* Exercise instructions *
Nothing but the lines from the top of the data to the line holding "<=2.3pt,shorten >=2.3pt] (a\p) -- (a\q);" should be printed, word for word and both ends included; leave the pictures out.

▼

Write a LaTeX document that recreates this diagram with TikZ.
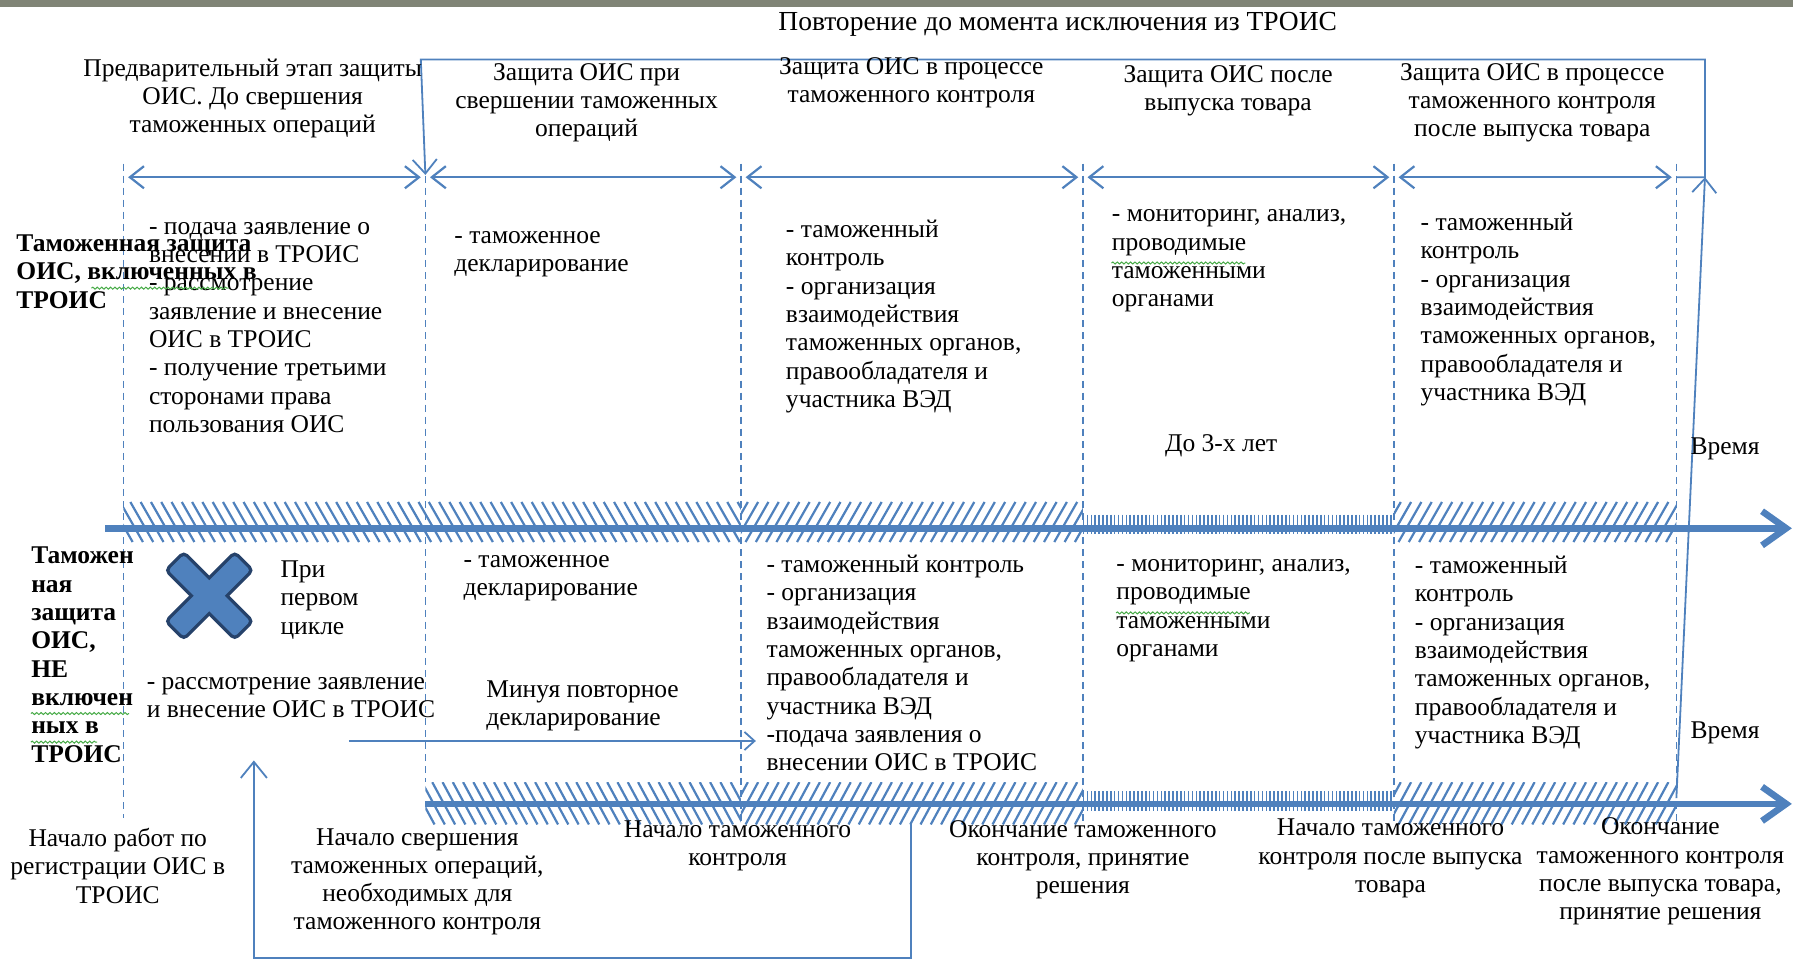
\documentclass[tikz,border=0pt]{standalone}
\usepackage{fontspec}
\setmainfont{Liberation Serif}
\usetikzlibrary{arrows.meta,decorations.pathmorphing,positioning}
\definecolor{oisblue}{RGB}{79,129,189}
\definecolor{xborder}{RGB}{38,66,106}
\definecolor{topbar}{RGB}{128,132,118}
\definecolor{spellgreen}{RGB}{70,170,70}

\begin{document}
\begin{tikzpicture}[x=0.02cm,y=-0.02cm,
    txt/.style={inner sep=0pt,align=left,anchor=north west,font=\fontsize{12.7}{14.1}\selectfont,execute at begin node=\strut},
    ctr/.style={txt,align=center,anchor=north},
    lbl/.style={txt,font=\fontsize{12.7}{14.1}\selectfont\bfseries},
    guide/.style={oisblue,line width=0.8pt,dash pattern=on 3.5pt off 2.5pt},
    phase/.style={oisblue,line width=1.1pt,{Straight Barb[length=7pt,width=11pt]}-{Straight Barb[length=7pt,width=11pt]}},
    timeaxis/.style={oisblue,line width=3.3pt,-{Straight Barb[length=12pt,width=17pt]}},
    link/.style={oisblue,line width=0.9pt},
    spell/.style={spellgreen,line width=0.5pt,decorate,decoration={snake,amplitude=0.5pt,segment length=2.2pt}}
  ]
    \useasboundingbox (0,0) rectangle (1568,841);
    \fill[topbar] (0,0) rectangle (1568,6);

    % phase borders
    \foreach \n/\x/\y in {1/108/715,2/372/684,3/648/721,4/947/721,5/1219/721,6/1466/721}{
        \coordinate (t\n) at (\x,143);
        \coordinate (a\n) at (\x,155);
        \coordinate (b\n) at (\x,\y);
        \draw[guide] (t\n) -- (b\n);
    }
    \foreach \p/\q in {1/2,2/3,3/4,4/5,5/6}
        \draw[phase,shorten <=2.3pt,shorten >=2.3pt] (a\p) -- (a\q);

    % hatched bands on both time axes
    \foreach \xa/\xb/\ya/\yb/\d/\s/\w in {108/648/439/474/1/9/1.1pt,648/947/439/474/-1/9/1.1pt,
        947/1219/450/467/0/3.4/0.8pt,1219/1466/439/474/-1/9/1.1pt,
        372/648/684/721/1/9/1.1pt,648/947/684/721/-1/9/1.1pt,
        947/1219/692/709/0/3.4/0.8pt,1219/1466/684/721/-1/9/1.1pt}{
        \begin{scope}
            \clip (\xa,\ya) rectangle (\xb,\yb);
            \foreach \k in {0,...,170}
                \draw[oisblue,line width=\w] (\xa-30+\k*\s,\ya) -- (\xa-30+\k*\s+\d*20,\yb);
        \end{scope}
    }

    \coordinate (ax1s) at (92,462);
    \coordinate (ax1e) at (1567,462);
    \coordinate (ax2s) at (372,703);
    \coordinate (ax2e) at (1567,703);
    \draw[timeaxis] (ax1s) -- (ax1e);
    \draw[timeaxis] (ax2s) -- (ax2e);

    % repeat loop
    \coordinate (loopR) at (1491,155);
    \coordinate (loopTL) at (368,52);
    \coordinate (loopEnd) at (372,153);
    \coordinate (cycTail) at (1466,698);
    \draw[link,-{Straight Barb[length=7pt,width=12pt]}] (a6) -- (loopR) -- (loopR |- loopTL) -- (loopTL) -- (loopEnd);
    \draw[link,-{Straight Barb[length=7pt,width=12pt]}] (cycTail) -- (loopR);

    \node[ctr,font=\fontsize{13.7}{15}\selectfont] (title) at (925,8) {Повторение до момента исключения из ТРОИС};
    \node[ctr] (h1) at (221,51) {Предварительный этап защиты\\ОИС. До свершения\\таможенных операций};
    \node[ctr] (h2) at (513,55) {Защита ОИС при\\свершении таможенных\\операций};
    \node[ctr] (h3) at (797,50) {Защита ОИС в процессе\\таможенного контроля};
    \node[ctr] (h4) at (1074,57) {Защита ОИС после\\выпуска товара};
    \node[ctr] (h5) at (1340,55) {Защита ОИС в процессе\\таможенного контроля\\после выпуска товара};

    % upper row: OIS in the register
    \node[lbl] (row1) at (14,205) {Таможенная защита\\ОИС, включенных в\\ТРОИС};
    \node[txt] (u1) at (130,194) {- подача заявление о\\внесении в ТРОИС\\- рассмотрение\\заявление и внесение\\ОИС в ТРОИС\\- получение третьими\\сторонами права\\пользования ОИС};
    \node[txt] (u2) at (397,202) {- таможенное\\декларирование};
    \node[txt] (u3) at (687,192) {- таможенный\\контроль\\- организация\\взаимодействия\\таможенных органов,\\правообладателя и\\участника ВЭД};
    \node[txt] (u4) at (972,183) {- мониторинг, анализ,\\проводимые\\таможенными\\органами};
    \node[ctr] (term) at (1068,377) {До 3-х лет};
    \node[txt] (u5) at (1242,186) {- таможенный\\контроль\\- организация\\взаимодействия\\таможенных органов,\\правообладателя и\\участника ВЭД};
    \node[txt] (time1) at (1478,380) {Время};

    % lower row: OIS not in the register
    \node[lbl] (row2) at (27,478) {Таможен\\ная\\защита\\ОИС,\\НЕ\\включен\\ных в\\ТРОИС};
    \draw[xborder,line width=3.4pt,rounded corners=1.5pt,rotate around={45:(183,521)}] (142,511.5) rectangle (224,530.5);
    \draw[xborder,line width=3.4pt,rounded corners=1.5pt,rotate around={-45:(183,521)}] (142,511.5) rectangle (224,530.5);
    \fill[oisblue,rounded corners=1.5pt,rotate around={45:(183,521)}] (142,511.5) rectangle (224,530.5);
    \fill[oisblue,rounded corners=1.5pt,rotate around={-45:(183,521)}] (142,511.5) rectangle (224,530.5);
    \node[txt] (first) at (245,490) {При\\первом\\цикле};
    \node[txt] (l1) at (128,592) {- рассмотрение заявление\\и внесение ОИС в ТРОИС};
    \node[txt] (l2) at (405,485) {- таможенное\\декларирование};
    \node[txt] (skip) at (425,595) {Минуя повторное\\декларирование};
    \node[txt] (l3) at (670,485) {- таможенный контроль\\- организация\\взаимодействия\\таможенных органов,\\правообладателя и\\участника ВЭД\\-подача заявления о\\внесении ОИС в ТРОИС};
    \node[txt] (l4) at (976,489) {- мониторинг, анализ,\\проводимые\\таможенными\\органами};
    \node[txt] (l5) at (1237,486) {- таможенный\\контроль\\- организация\\взаимодействия\\таможенных органов,\\правообладателя и\\участника ВЭД};
    \node[txt] (time2) at (1478,628) {Время};

    \coordinate (skipA) at (305,648);
    \coordinate (skipB) at (661,648);
    \draw[link,-{Straight Barb[length=5pt,width=9pt]}] (skipA) -- (skipB);

    % milestones under the axis
    \node[ctr] (m1) at (103,724) {Начало работ по\\регистрации ОИС в\\ТРОИС};
    \node[ctr] (m2) at (365,724) {Начало свершения\\таможенных операций,\\необходимых для\\таможенного контроля};
    \node[ctr] (m3) at (645,717) {Начало таможенного\\контроля};
    \node[ctr] (m4) at (947,717) {Окончание таможенного\\контроля, принятие\\решения};
    \node[ctr] (m5) at (1216,716) {Начало таможенного\\контроля после выпуска\\товара};
    \node[ctr] (m6) at (1452,715) {Окончание\\таможенного контроля\\после выпуска товара,\\принятие решения};

    \coordinate (fbA) at (797,721);
    \coordinate (fbB) at (222,665);
    \draw[link,-{Straight Barb[length=8pt,width=13pt]}] (fbA) -- ++(0,117) -| (fbB);

    % spell-check marks
    \draw[spell] (80,252) -- (200,252);
    \draw[spell] (972,230) -- (1089,230);
    \draw[spell] (976,536) -- (1093,536);
    \draw[spell] (27,624) -- (113,624);
    \draw[spell] (27,649) -- (85,649);
\end{tikzpicture}
\end{document}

▲

* In response *
Write a LaTeX document that recreates this diagram with TikZ.
\documentclass[tikz,border=0pt]{standalone}
\usepackage{fontspec}
\setmainfont{Liberation Serif}
\usetikzlibrary{arrows.meta,decorations.pathmorphing,positioning}
\definecolor{oisblue}{RGB}{79,129,189}
\definecolor{xborder}{RGB}{38,66,106}
\definecolor{topbar}{RGB}{128,132,118}
\definecolor{spellgreen}{RGB}{70,170,70}

\begin{document}
\begin{tikzpicture}[x=0.02cm,y=-0.02cm,
    txt/.style={inner sep=0pt,align=left,anchor=north west,font=\fontsize{12.7}{14.1}\selectfont,execute at begin node=\strut},
    ctr/.style={txt,align=center,anchor=north},
    lbl/.style={txt,font=\fontsize{12.7}{14.1}\selectfont\bfseries},
    guide/.style={oisblue,line width=0.8pt,dash pattern=on 3.5pt off 2.5pt},
    phase/.style={oisblue,line width=1.1pt,{Straight Barb[length=7pt,width=11pt]}-{Straight Barb[length=7pt,width=11pt]}},
    timeaxis/.style={oisblue,line width=3.3pt,-{Straight Barb[length=12pt,width=17pt]}},
    link/.style={oisblue,line width=0.9pt},
    spell/.style={spellgreen,line width=0.5pt,decorate,decoration={snake,amplitude=0.5pt,segment length=2.2pt}}
  ]
    \useasboundingbox (0,0) rectangle (1568,841);
    \fill[topbar] (0,0) rectangle (1568,6);

    % phase borders
    \foreach \n/\x/\y in {1/108/715,2/372/684,3/648/721,4/947/721,5/1219/721,6/1466/721}{
        \coordinate (t\n) at (\x,143);
        \coordinate (a\n) at (\x,155);
        \coordinate (b\n) at (\x,\y);
        \draw[guide] (t\n) -- (b\n);
    }
    \foreach \p/\q in {1/2,2/3,3/4,4/5,5/6}
        \draw[phase,shorten <=2.3pt,shorten >=2.3pt] (a\p) -- (a\q);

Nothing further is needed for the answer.